[Start]
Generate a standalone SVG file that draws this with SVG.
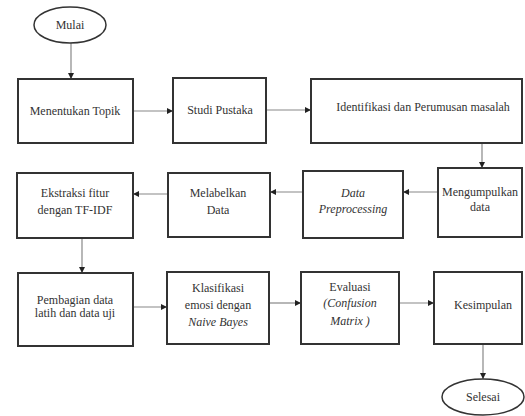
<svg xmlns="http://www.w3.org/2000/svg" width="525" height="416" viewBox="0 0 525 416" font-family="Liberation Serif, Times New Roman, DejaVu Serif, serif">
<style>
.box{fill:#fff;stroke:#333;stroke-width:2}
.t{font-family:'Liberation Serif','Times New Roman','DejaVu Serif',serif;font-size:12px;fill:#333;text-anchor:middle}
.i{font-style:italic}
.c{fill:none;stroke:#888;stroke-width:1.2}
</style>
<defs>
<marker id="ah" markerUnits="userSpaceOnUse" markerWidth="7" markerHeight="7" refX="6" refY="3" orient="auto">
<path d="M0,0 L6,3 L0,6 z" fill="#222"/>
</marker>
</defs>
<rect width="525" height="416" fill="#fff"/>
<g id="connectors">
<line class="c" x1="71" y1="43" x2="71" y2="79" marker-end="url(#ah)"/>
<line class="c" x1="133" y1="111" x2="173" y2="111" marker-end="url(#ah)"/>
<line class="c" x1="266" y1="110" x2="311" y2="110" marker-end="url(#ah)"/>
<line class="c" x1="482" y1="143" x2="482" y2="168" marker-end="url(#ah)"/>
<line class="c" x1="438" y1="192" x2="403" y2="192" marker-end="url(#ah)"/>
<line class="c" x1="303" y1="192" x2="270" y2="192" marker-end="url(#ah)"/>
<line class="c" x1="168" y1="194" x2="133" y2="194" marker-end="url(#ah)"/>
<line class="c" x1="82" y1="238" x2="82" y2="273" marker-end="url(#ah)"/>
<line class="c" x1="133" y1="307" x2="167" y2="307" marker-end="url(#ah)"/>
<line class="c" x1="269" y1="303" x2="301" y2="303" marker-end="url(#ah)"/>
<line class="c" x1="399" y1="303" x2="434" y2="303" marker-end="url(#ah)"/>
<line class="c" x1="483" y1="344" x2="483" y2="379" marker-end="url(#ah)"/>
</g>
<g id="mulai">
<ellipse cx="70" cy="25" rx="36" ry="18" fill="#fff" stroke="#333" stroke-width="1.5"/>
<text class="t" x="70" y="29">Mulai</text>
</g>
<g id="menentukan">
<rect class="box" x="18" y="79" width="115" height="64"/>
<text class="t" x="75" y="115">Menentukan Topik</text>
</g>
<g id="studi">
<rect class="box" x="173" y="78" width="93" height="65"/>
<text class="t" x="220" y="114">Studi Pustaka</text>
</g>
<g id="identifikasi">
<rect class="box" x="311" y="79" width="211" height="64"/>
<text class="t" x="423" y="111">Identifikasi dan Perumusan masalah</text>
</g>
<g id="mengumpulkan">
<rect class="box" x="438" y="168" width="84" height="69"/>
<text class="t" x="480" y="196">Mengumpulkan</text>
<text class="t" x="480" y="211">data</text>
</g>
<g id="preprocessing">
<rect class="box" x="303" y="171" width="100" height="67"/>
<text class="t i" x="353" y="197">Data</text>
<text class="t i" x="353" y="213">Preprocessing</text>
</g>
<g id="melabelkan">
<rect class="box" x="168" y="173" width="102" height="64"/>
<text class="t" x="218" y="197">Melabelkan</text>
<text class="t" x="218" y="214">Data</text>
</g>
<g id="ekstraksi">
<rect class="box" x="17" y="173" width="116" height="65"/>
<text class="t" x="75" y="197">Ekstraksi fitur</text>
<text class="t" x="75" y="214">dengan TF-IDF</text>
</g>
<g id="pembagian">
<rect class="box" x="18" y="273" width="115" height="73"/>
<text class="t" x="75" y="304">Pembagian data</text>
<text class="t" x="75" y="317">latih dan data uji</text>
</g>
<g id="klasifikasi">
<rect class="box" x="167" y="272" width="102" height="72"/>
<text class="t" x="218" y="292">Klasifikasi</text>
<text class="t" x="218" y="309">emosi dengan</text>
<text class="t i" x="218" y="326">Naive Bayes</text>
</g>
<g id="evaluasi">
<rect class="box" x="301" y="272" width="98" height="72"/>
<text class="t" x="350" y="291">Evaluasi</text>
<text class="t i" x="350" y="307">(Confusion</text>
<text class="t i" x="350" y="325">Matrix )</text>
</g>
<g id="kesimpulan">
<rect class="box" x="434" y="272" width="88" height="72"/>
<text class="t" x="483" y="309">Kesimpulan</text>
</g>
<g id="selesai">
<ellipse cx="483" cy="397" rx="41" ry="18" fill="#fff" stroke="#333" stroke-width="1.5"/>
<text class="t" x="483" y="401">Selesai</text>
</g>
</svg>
[End]
- Instructions to follow -
Set down the material above as is, without any pictures.

- Right answer -
Generate a standalone SVG file that draws this with SVG.
<svg xmlns="http://www.w3.org/2000/svg" width="525" height="416" viewBox="0 0 525 416" font-family="Liberation Serif, Times New Roman, DejaVu Serif, serif">
<style>
.box{fill:#fff;stroke:#333;stroke-width:2}
.t{font-family:'Liberation Serif','Times New Roman','DejaVu Serif',serif;font-size:12px;fill:#333;text-anchor:middle}
.i{font-style:italic}
.c{fill:none;stroke:#888;stroke-width:1.2}
</style>
<defs>
<marker id="ah" markerUnits="userSpaceOnUse" markerWidth="7" markerHeight="7" refX="6" refY="3" orient="auto">
<path d="M0,0 L6,3 L0,6 z" fill="#222"/>
</marker>
</defs>
<rect width="525" height="416" fill="#fff"/>
<g id="connectors">
<line class="c" x1="71" y1="43" x2="71" y2="79" marker-end="url(#ah)"/>
<line class="c" x1="133" y1="111" x2="173" y2="111" marker-end="url(#ah)"/>
<line class="c" x1="266" y1="110" x2="311" y2="110" marker-end="url(#ah)"/>
<line class="c" x1="482" y1="143" x2="482" y2="168" marker-end="url(#ah)"/>
<line class="c" x1="438" y1="192" x2="403" y2="192" marker-end="url(#ah)"/>
<line class="c" x1="303" y1="192" x2="270" y2="192" marker-end="url(#ah)"/>
<line class="c" x1="168" y1="194" x2="133" y2="194" marker-end="url(#ah)"/>
<line class="c" x1="82" y1="238" x2="82" y2="273" marker-end="url(#ah)"/>
<line class="c" x1="133" y1="307" x2="167" y2="307" marker-end="url(#ah)"/>
<line class="c" x1="269" y1="303" x2="301" y2="303" marker-end="url(#ah)"/>
<line class="c" x1="399" y1="303" x2="434" y2="303" marker-end="url(#ah)"/>
<line class="c" x1="483" y1="344" x2="483" y2="379" marker-end="url(#ah)"/>
</g>
<g id="mulai">
<ellipse cx="70" cy="25" rx="36" ry="18" fill="#fff" stroke="#333" stroke-width="1.5"/>
<text class="t" x="70" y="29">Mulai</text>
</g>
<g id="menentukan">
<rect class="box" x="18" y="79" width="115" height="64"/>
<text class="t" x="75" y="115">Menentukan Topik</text>
</g>
<g id="studi">
<rect class="box" x="173" y="78" width="93" height="65"/>
<text class="t" x="220" y="114">Studi Pustaka</text>
</g>
<g id="identifikasi">
<rect class="box" x="311" y="79" width="211" height="64"/>
<text class="t" x="423" y="111">Identifikasi dan Perumusan masalah</text>
</g>
<g id="mengumpulkan">
<rect class="box" x="438" y="168" width="84" height="69"/>
<text class="t" x="480" y="196">Mengumpulkan</text>
<text class="t" x="480" y="211">data</text>
</g>
<g id="preprocessing">
<rect class="box" x="303" y="171" width="100" height="67"/>
<text class="t i" x="353" y="197">Data</text>
<text class="t i" x="353" y="213">Preprocessing</text>
</g>
<g id="melabelkan">
<rect class="box" x="168" y="173" width="102" height="64"/>
<text class="t" x="218" y="197">Melabelkan</text>
<text class="t" x="218" y="214">Data</text>
</g>
<g id="ekstraksi">
<rect class="box" x="17" y="173" width="116" height="65"/>
<text class="t" x="75" y="197">Ekstraksi fitur</text>
<text class="t" x="75" y="214">dengan TF-IDF</text>
</g>
<g id="pembagian">
<rect class="box" x="18" y="273" width="115" height="73"/>
<text class="t" x="75" y="304">Pembagian data</text>
<text class="t" x="75" y="317">latih dan data uji</text>
</g>
<g id="klasifikasi">
<rect class="box" x="167" y="272" width="102" height="72"/>
<text class="t" x="218" y="292">Klasifikasi</text>
<text class="t" x="218" y="309">emosi dengan</text>
<text class="t i" x="218" y="326">Naive Bayes</text>
</g>
<g id="evaluasi">
<rect class="box" x="301" y="272" width="98" height="72"/>
<text class="t" x="350" y="291">Evaluasi</text>
<text class="t i" x="350" y="307">(Confusion</text>
<text class="t i" x="350" y="325">Matrix )</text>
</g>
<g id="kesimpulan">
<rect class="box" x="434" y="272" width="88" height="72"/>
<text class="t" x="483" y="309">Kesimpulan</text>
</g>
<g id="selesai">
<ellipse cx="483" cy="397" rx="41" ry="18" fill="#fff" stroke="#333" stroke-width="1.5"/>
<text class="t" x="483" y="401">Selesai</text>
</g>
</svg>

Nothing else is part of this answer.